Four days after President Obama called for tighter gun control, the White House on Monday announced he will visit Roseburg on Friday to meet privately with families of the victims of the Umpqua Community College shooting.
A gunman killed nine people, and himself, and injured nine others in Thursday’s shooting, prompting Obama’s renewed push for added firearms measures.
No further details about the president’s plans in Oregon were made available immediately, but more information will be released later in the week, a White House official said. During his presidency, Obama has often visited the sites of mass shootings in their aftermath.
Obama already was scheduled to be on the West Coast this week, for a four-day trip.
On Friday, he is scheduled to attend a fundraising luncheon in Seattle with U.S. Sen. Patty Murray, the Washington state Democrat.

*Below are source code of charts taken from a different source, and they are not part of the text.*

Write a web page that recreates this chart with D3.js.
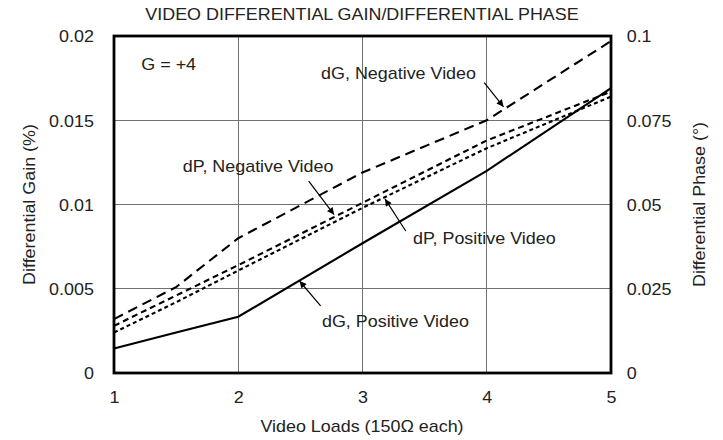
<!DOCTYPE html>
<meta charset="utf-8">
<head>
  <meta charset="utf-8">
  <title>Video Differential Gain/Differential Phase</title>
  <style>
    body { margin: 0; background: #fff; }
    svg text { font-family: "Liberation Sans", Arial, sans-serif; font-size: 16px; fill: #222; }
    .grid line { stroke: #707070; stroke-width: 1; shape-rendering: crispEdges; }
    .frame { fill: none; stroke: #000; stroke-width: 2.8; }
    .curve { fill: none; stroke: #000; stroke-width: 2.1; }
    .arrow { stroke: #000; stroke-width: 1.2; }
  </style>
</head>
<body>
<div id="chart"></div>
<script src="https://d3js.org/d3.v7.min.js"></script>
<script>

// data
var loads = [1, 1.5, 2, 3, 4, 5];
var dGPositive = [0.00145, 0.0024, 0.00334, 0.0077, 0.012, 0.0169];   // %
var dGNegative = [0.0032, 0.0051, 0.008, 0.0119, 0.015, 0.0197];      // %
var dPPositive = [0.012, 0.021, 0.0304, 0.049, 0.0667, 0.082];        // degrees
var dPNegative = [0.014, 0.023, 0.032, 0.0505, 0.069, 0.0835];        // degrees

var xTicks = [1, 2, 3, 4, 5];
var gainTicks = [0, 0.005, 0.01, 0.015, 0.02];
var gainLabels = ["0", "0.005", "0.01", "0.015", "0.02"];
var phaseTicks = [0, 0.025, 0.05, 0.075, 0.1];
var phaseLabels = ["0", "0.025", "0.05", "0.075", "0.1"];

// set the dimensions and margins of the graph
var margin = {top: 36, right: 112, bottom: 67, left: 114},
    width = 723 - margin.left - margin.right,
    height = 440 - margin.top - margin.bottom;

// the original lettering is a little wider than Liberation Sans
var stretch = "scale(1.12,1)";

var svg = d3.select("#chart")
  .append("svg")
    .attr("width", 723)
    .attr("height", 440)
  .append("g")
    .attr("transform", "translate(" + margin.left + "," + margin.top + ")");

var x = d3.scaleLinear().domain([1, 5]).range([0, width]);
var y = d3.scaleLinear().domain([0, 0.02]).range([height, 0]);
var y2 = d3.scaleLinear().domain([0, 0.1]).range([height, 0]);

// grid
var grid = svg.append("g").attr("class", "grid");
grid.selectAll(".gx").data(xTicks).enter().append("line")
  .attr("x1", function(d) { return x(d); })
  .attr("x2", function(d) { return x(d); })
  .attr("y1", 0).attr("y2", height);
grid.selectAll(".gy").data(gainTicks).enter().append("line")
  .attr("x1", 0).attr("x2", width)
  .attr("y1", function(d) { return y(d); })
  .attr("y2", function(d) { return y(d); });

// axes (labels only, frame drawn separately)
var xAxis = svg.append("g")
  .attr("transform", "translate(0," + height + ")")
  .call(d3.axisBottom(x).tickValues(xTicks).tickSize(0).tickPadding(19).tickFormat(d3.format("d")));
var yAxis = svg.append("g")
  .call(d3.axisLeft(y).tickValues(gainTicks).tickSize(0).tickPadding(18)
    .tickFormat(function(d, i) { return gainLabels[i]; }));
var y2Axis = svg.append("g")
  .attr("transform", "translate(" + width + ",0)")
  .call(d3.axisRight(y2).tickValues(phaseTicks).tickSize(0).tickPadding(14)
    .tickFormat(function(d, i) { return phaseLabels[i]; }));

[xAxis, yAxis, y2Axis].forEach(function(a) {
  a.attr("font-size", null).attr("font-family", null);
  a.select(".domain").remove();
  a.selectAll("text")
    .style("font-size", "16px")
    .attr("transform", stretch);
});
yAxis.selectAll("text").attr("dy", "0.36em");
y2Axis.selectAll("text").attr("dy", "0.36em");

// curves
var lineGain = d3.line()
  .x(function(d, i) { return x(loads[i]); })
  .y(function(d) { return y(d); });
var linePhase = d3.line()
  .x(function(d, i) { return x(loads[i]); })
  .y(function(d) { return y2(d); });

svg.append("path").datum(dGPositive).attr("class", "curve").attr("d", lineGain);
svg.append("path").datum(dGNegative).attr("class", "curve")
  .attr("stroke-dasharray", "10,6").attr("d", lineGain);
svg.append("path").datum(dPNegative).attr("class", "curve")
  .attr("stroke-dasharray", "6,4").attr("d", linePhase);
svg.append("path").datum(dPPositive).attr("class", "curve")
  .attr("stroke-dasharray", "4,3").attr("d", linePhase);

// frame
svg.append("rect").attr("class", "frame")
  .attr("x", 0).attr("y", 0).attr("width", width).attr("height", height);

// annotations (data units)
var notes = [
  {text: "G = +4", x: 1.44, y: 0.0183},
  {text: "dG, Negative Video", x: 3.29, y: 0.0178, ax: [3.98, 0.01723, 4.135, 0.0158]},
  {text: "dP, Negative Video", x: 2.16, y: 0.0123, ax: [2.567, 0.01139, 2.771, 0.0094]},
  {text: "dP, Positive Video", x: 3.98, y: 0.0080, ax: [3.348, 0.00843, 3.181, 0.01033]},
  {text: "dG, Positive Video", x: 3.265, y: 0.00307, ax: [2.663, 0.00398, 2.493, 0.00546]}
];

svg.append("defs").append("marker")
  .attr("id", "head")
  .attr("viewBox", "0 0 10 10")
  .attr("refX", 10).attr("refY", 5)
  .attr("markerUnits", "userSpaceOnUse")
  .attr("markerWidth", 10).attr("markerHeight", 7)
  .attr("orient", "auto")
  .append("path").attr("d", "M0,0L10,5L0,10z").attr("fill", "#000");

notes.forEach(function(n) {
  svg.append("g")
    .attr("transform", "translate(" + x(n.x) + "," + y(n.y) + ") " + stretch)
    .append("text")
      .attr("text-anchor", "middle")
      .attr("dy", "0.36em")
      .text(n.text);
  if (n.ax) {
    svg.append("line").attr("class", "arrow")
      .attr("x1", x(n.ax[0])).attr("y1", y(n.ax[1]))
      .attr("x2", x(n.ax[2])).attr("y2", y(n.ax[3]))
      .attr("marker-end", "url(#head)");
  }
});

// title and axis titles
var root = d3.select("#chart svg");
root.append("g").attr("transform", "translate(362,20) " + stretch)
  .append("text").attr("text-anchor", "middle").text("VIDEO DIFFERENTIAL GAIN/DIFFERENTIAL PHASE");
root.append("g").attr("transform", "translate(362,432) " + stretch)
  .append("text").attr("text-anchor", "middle").text("Video Loads (150\u03A9 each)");
root.append("g").attr("transform", "translate(35," + (margin.top + height / 2) + ") rotate(-90) " + stretch)
  .append("text").attr("text-anchor", "middle").text("Differential Gain (%)");
root.append("g").attr("transform", "translate(705," + (margin.top + height / 2) + ") rotate(-90) " + stretch)
  .append("text").attr("text-anchor", "middle").text("Differential Phase (\u00B0)");

</script>
</body>
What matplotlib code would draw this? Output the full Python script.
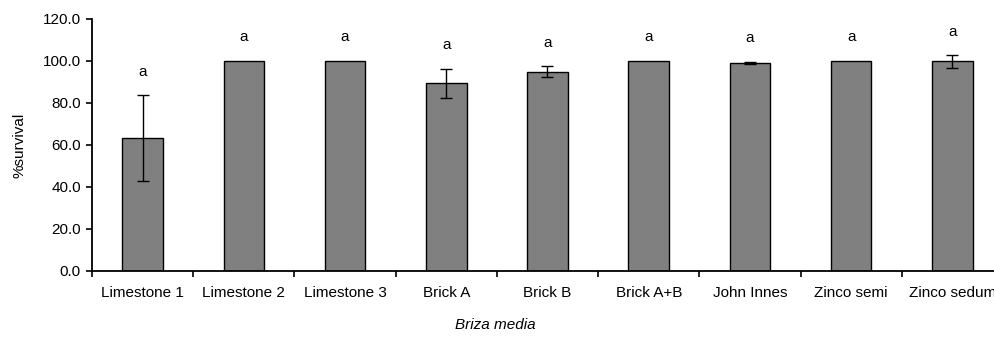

He’s also attending fundraisers in San Francisco and Los Angeles during the visit.
Obama previously traveled to Roseburg in 2008 while on the presidential campaign trail.
Obama referred to that visit during his speech after the mass shooting on Thursday, saying “there are really good people” in Roseburg.
In that address, Obama condemned the shooting as an event too familiar.
“Somehow, this has become routine,” he said from the White House. “The reporting is routine. My response here at this podium ends up being routine. The conversation and the aftermath of it, we’ve become numb to this.”
Obama used that initial speech to call for new gun laws to help prevent future mass shootings.
“This is a political choice we make to allow this to happen every few months in America,” he said.
“We are collectively answerable to those families who lose their loved ones because of our inaction.”
Societal responsibilities include fixing dangerous roads and responding to life-threatening natural disasters, he argued, and gun control is no different.
He made no specific proposal, however.
Roseburg Mayor Larry Rich said Monday that it would be “great” to have the president visit after a shooting that has rocked the community.
“He’s our president,” he said.
“It shows that we’re all in this together, that we’re all grieving this together.”
However, David Jaques, publisher of the Roseburg Beacon, a small weekly newspaper, has drawn attention in conservative-leaning media in recent days for pre-emptively saying that Obama isn’t welcome in Roseburg, which he describes as a conservative community.
In one interview, Jaques said that Obama “has no connection” with Roseburg or the victims’ families and that a visit would be “a campaign stop for an agenda... to take away Americans’ right to own firearms.”
In an interview with Bill O’Reilly on Fox News, Jaques claimed that his view was shared by “dozens upon dozens of citizens, some family members of victims and elected officials.”
“Now (Obama) wants to come to our community and stand on the corpses of our loved ones to make some kind of political point, and it isn’t going to be well-received,” he said in that interview.